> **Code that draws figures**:
******

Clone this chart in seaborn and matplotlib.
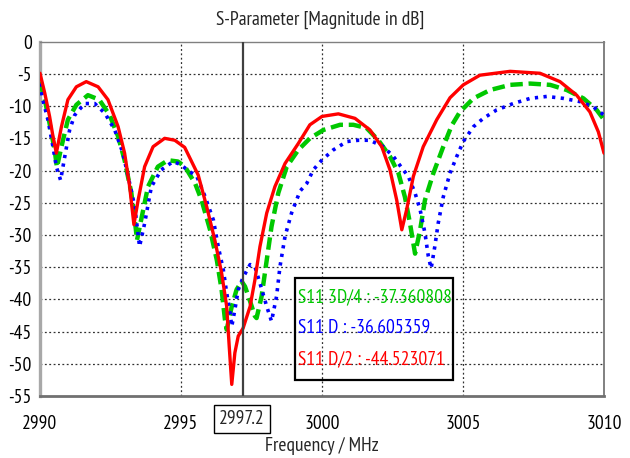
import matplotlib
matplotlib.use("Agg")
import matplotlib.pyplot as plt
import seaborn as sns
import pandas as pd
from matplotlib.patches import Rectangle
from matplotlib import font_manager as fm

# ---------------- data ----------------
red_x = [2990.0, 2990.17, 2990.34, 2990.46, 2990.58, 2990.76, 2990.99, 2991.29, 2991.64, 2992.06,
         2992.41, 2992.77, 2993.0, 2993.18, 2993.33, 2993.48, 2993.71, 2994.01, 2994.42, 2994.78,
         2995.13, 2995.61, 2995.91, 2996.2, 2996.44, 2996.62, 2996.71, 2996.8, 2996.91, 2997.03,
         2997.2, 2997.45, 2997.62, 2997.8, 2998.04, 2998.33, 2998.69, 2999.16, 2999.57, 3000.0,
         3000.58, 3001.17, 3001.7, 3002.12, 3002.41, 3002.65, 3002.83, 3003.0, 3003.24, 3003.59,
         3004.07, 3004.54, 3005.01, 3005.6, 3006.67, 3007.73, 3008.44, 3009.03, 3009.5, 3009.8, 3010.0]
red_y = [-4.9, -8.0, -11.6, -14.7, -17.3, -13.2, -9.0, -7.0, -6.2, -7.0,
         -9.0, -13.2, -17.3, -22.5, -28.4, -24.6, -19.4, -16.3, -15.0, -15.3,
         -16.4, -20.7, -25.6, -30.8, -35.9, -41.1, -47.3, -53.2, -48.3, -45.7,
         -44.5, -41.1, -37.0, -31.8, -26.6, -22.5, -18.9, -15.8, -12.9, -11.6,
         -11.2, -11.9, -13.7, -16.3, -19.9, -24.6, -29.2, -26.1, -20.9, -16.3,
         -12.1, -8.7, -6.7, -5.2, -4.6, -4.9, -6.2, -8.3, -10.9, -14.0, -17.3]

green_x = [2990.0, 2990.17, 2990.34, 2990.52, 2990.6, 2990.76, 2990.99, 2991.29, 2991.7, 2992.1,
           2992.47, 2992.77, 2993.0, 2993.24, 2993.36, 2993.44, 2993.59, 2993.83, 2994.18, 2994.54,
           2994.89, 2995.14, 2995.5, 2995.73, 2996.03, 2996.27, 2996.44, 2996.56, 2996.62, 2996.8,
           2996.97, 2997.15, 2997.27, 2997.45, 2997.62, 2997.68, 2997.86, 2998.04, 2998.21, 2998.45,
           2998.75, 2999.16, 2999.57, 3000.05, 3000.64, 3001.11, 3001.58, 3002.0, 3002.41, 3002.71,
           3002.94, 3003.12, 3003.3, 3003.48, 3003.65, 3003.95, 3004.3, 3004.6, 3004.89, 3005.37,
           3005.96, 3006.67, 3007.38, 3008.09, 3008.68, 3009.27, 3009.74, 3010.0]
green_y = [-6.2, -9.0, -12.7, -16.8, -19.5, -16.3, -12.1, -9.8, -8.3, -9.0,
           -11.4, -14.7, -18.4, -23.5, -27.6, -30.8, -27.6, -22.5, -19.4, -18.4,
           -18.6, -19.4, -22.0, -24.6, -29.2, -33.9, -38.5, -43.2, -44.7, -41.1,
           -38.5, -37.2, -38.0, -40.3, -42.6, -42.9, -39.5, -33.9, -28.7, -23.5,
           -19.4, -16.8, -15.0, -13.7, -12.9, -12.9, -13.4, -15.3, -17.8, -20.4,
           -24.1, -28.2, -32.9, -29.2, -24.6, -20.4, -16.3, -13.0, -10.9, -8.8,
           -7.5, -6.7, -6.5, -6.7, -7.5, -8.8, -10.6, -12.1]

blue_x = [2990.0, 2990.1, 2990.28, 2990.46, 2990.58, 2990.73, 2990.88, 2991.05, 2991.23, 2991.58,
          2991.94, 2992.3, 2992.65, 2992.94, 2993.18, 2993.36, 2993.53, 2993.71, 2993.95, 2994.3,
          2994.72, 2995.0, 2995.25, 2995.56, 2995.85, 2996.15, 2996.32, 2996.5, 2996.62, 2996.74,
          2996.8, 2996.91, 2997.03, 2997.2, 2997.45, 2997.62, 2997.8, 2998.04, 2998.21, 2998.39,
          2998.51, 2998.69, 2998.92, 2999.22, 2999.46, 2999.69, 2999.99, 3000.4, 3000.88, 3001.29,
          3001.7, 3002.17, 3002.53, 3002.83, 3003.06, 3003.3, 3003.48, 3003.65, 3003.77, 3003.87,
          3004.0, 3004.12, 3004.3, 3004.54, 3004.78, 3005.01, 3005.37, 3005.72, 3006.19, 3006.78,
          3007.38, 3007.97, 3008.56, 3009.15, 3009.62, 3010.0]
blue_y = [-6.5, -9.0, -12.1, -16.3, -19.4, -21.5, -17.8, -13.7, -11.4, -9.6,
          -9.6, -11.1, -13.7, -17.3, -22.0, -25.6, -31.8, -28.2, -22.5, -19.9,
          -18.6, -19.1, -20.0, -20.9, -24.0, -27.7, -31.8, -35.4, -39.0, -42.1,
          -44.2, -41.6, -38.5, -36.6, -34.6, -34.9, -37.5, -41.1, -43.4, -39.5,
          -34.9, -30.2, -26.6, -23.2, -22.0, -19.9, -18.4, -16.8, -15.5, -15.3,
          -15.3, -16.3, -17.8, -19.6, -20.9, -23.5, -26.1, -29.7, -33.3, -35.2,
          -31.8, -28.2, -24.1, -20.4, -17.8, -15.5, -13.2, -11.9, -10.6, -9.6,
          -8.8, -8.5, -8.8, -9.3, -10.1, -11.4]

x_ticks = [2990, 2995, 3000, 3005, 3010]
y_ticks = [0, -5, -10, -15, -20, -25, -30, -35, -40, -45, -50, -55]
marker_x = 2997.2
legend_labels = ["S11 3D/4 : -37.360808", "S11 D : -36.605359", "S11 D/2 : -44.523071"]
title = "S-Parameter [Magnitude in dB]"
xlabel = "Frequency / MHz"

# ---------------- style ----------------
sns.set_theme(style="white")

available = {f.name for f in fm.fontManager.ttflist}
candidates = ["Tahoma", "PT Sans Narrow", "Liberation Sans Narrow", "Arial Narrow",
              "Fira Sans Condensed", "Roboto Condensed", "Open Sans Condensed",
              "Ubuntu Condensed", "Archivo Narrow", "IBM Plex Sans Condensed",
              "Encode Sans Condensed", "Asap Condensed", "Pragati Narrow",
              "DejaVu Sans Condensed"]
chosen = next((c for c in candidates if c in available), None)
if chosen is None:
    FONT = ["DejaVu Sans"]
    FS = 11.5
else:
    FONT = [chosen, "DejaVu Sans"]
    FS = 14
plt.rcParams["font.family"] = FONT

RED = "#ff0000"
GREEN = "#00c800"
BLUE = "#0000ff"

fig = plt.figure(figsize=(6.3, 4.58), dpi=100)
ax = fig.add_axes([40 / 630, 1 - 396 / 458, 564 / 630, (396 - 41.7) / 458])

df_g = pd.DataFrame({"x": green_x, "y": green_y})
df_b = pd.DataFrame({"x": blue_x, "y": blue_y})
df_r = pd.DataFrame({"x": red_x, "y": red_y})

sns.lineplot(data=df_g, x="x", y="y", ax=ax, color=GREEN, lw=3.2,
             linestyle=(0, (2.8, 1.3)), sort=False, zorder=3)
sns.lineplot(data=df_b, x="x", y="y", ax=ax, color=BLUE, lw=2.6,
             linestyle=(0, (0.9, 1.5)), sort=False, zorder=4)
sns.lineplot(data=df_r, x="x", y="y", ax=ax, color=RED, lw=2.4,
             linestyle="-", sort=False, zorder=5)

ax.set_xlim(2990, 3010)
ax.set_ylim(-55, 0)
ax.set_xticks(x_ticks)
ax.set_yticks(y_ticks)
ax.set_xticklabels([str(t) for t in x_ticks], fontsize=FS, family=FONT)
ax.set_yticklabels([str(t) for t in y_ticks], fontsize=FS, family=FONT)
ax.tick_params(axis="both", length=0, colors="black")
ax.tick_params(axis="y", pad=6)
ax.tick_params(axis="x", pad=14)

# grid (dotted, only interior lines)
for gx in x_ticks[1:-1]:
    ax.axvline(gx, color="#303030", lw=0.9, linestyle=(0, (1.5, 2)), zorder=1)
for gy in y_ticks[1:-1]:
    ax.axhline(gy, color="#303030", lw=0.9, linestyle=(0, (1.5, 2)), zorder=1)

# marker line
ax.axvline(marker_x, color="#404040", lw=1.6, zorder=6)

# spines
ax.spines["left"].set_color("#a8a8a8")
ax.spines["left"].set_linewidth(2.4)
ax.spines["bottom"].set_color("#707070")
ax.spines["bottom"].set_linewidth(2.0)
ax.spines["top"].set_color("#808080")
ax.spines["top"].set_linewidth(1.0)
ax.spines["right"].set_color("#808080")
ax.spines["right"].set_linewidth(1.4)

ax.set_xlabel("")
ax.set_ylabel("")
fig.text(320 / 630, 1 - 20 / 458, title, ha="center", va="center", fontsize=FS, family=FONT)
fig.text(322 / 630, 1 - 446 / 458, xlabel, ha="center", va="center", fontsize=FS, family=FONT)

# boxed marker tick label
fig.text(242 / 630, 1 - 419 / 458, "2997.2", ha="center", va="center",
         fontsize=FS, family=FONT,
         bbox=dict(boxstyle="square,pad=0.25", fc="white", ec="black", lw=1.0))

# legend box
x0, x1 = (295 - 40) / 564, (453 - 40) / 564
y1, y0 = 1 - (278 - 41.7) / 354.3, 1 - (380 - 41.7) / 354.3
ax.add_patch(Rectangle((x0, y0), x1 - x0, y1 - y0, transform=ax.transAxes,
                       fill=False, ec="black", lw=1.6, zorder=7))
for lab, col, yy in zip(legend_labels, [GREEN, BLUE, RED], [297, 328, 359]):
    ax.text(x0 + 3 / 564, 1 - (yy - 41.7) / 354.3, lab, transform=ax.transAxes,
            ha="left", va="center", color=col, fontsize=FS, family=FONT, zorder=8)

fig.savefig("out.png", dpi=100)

******

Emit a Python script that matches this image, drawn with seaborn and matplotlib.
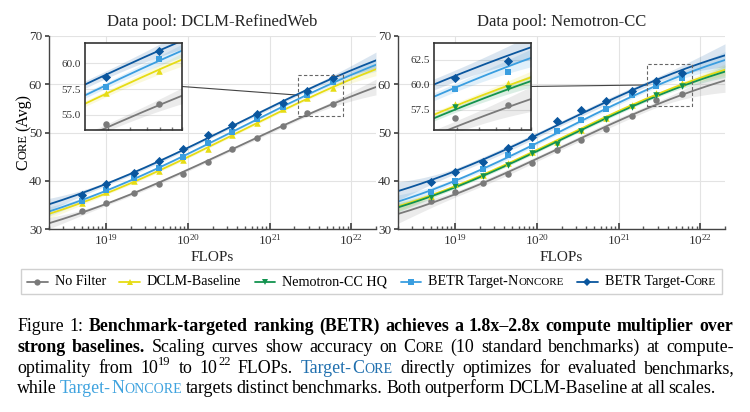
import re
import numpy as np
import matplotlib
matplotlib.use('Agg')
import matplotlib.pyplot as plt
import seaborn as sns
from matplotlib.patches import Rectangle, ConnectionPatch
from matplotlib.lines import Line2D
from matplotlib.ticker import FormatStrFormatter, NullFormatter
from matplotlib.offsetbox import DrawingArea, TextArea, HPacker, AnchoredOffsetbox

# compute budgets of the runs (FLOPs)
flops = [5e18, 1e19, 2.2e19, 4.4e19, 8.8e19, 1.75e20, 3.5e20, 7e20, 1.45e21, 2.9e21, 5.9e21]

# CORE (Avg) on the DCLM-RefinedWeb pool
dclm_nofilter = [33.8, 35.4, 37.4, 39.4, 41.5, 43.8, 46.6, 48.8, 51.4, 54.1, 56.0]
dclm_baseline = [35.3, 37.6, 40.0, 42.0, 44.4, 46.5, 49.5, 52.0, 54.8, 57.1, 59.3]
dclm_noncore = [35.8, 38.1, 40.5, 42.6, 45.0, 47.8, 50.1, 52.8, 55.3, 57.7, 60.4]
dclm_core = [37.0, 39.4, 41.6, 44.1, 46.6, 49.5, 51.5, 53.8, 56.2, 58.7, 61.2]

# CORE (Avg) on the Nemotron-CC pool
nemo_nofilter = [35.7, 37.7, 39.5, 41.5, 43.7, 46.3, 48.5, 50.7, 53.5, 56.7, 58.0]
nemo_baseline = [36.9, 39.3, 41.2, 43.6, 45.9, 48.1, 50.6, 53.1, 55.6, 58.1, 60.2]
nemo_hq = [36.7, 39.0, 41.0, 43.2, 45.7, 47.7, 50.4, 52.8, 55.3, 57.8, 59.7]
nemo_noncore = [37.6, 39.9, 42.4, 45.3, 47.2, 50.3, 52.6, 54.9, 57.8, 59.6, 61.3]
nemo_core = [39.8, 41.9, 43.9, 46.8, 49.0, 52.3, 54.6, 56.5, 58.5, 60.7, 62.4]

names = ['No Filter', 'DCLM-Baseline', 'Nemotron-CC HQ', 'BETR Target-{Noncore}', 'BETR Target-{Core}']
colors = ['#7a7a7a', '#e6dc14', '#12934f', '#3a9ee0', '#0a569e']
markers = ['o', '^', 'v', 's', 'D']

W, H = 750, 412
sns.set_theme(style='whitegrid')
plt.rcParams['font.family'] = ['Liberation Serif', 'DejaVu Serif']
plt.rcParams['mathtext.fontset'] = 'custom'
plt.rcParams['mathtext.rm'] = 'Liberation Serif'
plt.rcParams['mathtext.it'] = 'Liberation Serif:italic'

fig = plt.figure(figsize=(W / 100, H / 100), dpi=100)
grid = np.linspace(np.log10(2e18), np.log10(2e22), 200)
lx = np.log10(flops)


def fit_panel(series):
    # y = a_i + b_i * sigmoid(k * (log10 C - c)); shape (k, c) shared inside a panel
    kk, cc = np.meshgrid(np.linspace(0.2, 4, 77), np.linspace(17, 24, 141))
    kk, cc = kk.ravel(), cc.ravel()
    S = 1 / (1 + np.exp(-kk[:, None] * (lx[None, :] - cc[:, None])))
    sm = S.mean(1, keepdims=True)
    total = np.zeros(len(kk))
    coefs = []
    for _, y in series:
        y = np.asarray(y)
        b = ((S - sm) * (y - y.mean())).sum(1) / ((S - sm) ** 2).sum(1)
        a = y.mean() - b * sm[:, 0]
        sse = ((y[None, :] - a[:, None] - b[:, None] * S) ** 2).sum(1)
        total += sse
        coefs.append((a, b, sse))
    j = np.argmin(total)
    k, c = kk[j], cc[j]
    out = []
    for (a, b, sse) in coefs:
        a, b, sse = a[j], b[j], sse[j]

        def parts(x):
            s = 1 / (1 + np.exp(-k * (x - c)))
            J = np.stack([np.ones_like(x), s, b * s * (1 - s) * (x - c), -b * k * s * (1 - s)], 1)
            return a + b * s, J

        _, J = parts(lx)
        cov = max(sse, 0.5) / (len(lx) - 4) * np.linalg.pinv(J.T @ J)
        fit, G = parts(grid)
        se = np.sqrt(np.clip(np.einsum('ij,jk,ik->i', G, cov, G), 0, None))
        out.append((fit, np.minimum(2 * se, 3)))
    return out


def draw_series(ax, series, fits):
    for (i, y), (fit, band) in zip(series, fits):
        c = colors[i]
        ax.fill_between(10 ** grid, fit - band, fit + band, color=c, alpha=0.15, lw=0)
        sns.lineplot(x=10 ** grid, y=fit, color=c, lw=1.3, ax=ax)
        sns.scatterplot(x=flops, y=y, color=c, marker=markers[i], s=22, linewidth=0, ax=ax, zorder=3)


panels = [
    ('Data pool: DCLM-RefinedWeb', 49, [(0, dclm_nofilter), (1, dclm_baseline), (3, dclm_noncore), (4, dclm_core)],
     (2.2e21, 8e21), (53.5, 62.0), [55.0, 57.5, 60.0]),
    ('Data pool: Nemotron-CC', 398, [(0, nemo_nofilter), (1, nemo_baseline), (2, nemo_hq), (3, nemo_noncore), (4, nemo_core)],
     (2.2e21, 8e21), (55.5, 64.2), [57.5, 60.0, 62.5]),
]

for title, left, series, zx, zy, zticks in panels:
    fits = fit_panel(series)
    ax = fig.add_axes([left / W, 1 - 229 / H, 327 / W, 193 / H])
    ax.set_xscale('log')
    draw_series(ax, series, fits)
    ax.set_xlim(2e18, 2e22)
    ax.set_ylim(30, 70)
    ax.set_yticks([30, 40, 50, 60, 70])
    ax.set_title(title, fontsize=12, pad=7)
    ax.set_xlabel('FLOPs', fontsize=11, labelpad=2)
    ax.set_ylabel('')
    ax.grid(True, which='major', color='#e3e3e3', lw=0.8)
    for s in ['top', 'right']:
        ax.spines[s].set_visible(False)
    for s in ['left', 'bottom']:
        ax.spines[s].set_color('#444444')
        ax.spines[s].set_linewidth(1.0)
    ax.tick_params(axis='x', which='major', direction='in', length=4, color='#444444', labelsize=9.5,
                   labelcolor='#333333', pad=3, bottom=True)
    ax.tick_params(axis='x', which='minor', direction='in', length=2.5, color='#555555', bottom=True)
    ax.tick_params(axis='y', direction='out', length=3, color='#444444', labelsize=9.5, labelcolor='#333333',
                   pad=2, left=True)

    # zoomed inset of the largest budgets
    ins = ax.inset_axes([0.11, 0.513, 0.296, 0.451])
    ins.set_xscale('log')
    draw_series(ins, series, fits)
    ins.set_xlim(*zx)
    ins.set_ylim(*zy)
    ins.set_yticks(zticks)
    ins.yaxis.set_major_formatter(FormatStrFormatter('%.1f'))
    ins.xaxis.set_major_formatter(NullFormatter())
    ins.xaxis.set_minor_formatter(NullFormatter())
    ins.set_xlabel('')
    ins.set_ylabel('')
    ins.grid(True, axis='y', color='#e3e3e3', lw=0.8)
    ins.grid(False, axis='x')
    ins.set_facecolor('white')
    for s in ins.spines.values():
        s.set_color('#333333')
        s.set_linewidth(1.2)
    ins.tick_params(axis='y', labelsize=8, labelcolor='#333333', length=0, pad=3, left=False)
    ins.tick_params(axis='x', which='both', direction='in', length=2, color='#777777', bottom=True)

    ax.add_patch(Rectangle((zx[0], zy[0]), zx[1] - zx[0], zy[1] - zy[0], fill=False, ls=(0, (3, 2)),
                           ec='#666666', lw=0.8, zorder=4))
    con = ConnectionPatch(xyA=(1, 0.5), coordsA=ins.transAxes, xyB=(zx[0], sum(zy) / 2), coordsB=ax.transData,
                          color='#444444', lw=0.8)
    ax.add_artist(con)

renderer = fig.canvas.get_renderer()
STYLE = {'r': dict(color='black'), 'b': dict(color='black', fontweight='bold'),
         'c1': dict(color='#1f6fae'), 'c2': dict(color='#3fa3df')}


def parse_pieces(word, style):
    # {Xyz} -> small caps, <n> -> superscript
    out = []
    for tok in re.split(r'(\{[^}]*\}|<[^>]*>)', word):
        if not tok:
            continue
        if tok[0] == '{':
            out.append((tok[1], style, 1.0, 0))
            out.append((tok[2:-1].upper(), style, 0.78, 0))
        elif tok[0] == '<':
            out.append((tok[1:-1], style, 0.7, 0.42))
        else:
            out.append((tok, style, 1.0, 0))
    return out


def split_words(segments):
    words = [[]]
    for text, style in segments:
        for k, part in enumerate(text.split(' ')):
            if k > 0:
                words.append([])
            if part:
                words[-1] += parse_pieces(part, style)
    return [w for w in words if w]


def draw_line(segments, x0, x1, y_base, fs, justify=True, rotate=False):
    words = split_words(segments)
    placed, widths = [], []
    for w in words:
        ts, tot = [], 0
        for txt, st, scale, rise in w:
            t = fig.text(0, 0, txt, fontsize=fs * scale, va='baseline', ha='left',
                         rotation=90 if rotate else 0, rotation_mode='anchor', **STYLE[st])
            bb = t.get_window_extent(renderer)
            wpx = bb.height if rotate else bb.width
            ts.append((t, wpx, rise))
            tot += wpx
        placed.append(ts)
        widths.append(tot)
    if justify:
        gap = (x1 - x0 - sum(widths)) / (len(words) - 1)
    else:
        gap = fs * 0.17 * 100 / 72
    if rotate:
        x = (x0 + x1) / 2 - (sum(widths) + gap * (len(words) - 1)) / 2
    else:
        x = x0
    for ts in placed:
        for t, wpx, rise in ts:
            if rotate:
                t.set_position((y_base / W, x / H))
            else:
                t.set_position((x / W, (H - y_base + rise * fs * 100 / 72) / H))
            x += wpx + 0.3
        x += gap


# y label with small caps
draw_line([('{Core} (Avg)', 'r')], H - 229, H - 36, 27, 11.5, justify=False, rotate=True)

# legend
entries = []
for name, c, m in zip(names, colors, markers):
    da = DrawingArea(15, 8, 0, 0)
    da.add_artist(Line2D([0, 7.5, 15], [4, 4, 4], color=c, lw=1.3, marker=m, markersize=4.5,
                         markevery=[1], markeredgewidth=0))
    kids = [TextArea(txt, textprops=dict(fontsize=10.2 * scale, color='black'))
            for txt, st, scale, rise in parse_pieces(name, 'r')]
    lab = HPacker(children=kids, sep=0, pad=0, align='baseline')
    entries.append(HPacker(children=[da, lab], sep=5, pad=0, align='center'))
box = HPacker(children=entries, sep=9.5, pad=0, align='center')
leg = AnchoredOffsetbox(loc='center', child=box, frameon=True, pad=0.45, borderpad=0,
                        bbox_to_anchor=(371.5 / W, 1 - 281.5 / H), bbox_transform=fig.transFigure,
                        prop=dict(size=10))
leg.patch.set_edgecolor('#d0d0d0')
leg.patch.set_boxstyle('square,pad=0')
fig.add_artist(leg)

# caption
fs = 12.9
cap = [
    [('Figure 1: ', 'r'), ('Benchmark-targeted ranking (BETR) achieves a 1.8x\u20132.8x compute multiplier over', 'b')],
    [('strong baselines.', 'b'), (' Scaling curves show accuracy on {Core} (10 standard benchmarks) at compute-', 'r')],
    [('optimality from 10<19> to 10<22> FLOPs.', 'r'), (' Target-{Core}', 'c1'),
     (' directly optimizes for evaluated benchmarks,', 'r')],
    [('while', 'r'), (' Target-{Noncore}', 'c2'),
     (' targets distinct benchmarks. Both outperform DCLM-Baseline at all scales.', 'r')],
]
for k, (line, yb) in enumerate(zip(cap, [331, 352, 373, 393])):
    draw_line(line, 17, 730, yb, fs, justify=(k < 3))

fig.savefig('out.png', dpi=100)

******

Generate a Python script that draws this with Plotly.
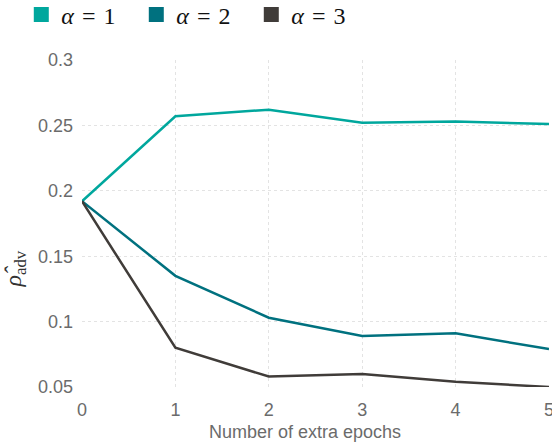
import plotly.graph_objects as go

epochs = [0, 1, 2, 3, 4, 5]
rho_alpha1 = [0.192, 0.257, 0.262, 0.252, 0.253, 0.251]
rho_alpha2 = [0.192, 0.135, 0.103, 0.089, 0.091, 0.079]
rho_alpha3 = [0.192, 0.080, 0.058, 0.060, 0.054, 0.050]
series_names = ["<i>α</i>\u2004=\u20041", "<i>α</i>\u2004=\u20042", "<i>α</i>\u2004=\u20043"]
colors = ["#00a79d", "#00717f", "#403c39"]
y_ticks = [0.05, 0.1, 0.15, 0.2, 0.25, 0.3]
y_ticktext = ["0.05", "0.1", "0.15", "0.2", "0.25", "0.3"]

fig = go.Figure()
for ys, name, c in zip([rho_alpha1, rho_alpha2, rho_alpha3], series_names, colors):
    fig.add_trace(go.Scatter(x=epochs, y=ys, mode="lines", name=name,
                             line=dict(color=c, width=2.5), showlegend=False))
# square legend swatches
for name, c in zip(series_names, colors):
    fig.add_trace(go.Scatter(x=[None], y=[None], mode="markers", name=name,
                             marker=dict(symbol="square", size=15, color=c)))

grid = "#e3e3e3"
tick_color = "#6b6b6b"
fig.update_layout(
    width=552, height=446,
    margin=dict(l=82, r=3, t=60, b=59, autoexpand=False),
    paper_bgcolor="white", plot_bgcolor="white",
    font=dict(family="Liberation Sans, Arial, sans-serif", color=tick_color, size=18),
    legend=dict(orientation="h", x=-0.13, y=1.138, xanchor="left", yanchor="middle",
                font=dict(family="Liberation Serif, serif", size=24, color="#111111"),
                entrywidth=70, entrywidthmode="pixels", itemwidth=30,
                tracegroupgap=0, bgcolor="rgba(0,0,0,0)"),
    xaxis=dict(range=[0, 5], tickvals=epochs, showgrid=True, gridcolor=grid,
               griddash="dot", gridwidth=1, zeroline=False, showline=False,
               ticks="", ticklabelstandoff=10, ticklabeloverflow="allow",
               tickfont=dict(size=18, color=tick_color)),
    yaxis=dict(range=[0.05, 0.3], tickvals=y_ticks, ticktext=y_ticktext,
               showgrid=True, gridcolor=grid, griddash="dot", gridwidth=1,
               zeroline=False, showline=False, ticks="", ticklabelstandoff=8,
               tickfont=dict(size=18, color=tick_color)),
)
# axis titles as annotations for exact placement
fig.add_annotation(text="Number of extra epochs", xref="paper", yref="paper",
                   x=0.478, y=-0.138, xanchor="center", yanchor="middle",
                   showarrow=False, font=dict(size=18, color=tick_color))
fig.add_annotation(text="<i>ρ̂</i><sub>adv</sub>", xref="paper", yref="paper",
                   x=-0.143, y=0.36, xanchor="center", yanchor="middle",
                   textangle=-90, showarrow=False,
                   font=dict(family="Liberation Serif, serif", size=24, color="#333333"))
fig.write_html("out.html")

******

In the listing above, find the line containing "Generate a Python" and the line containing "import plotly.graph_objects as go". Print those two lines and every line between them exactly, with no pictures.

> **Solved exercise**:
Generate a Python script that draws this with Plotly.
import plotly.graph_objects as go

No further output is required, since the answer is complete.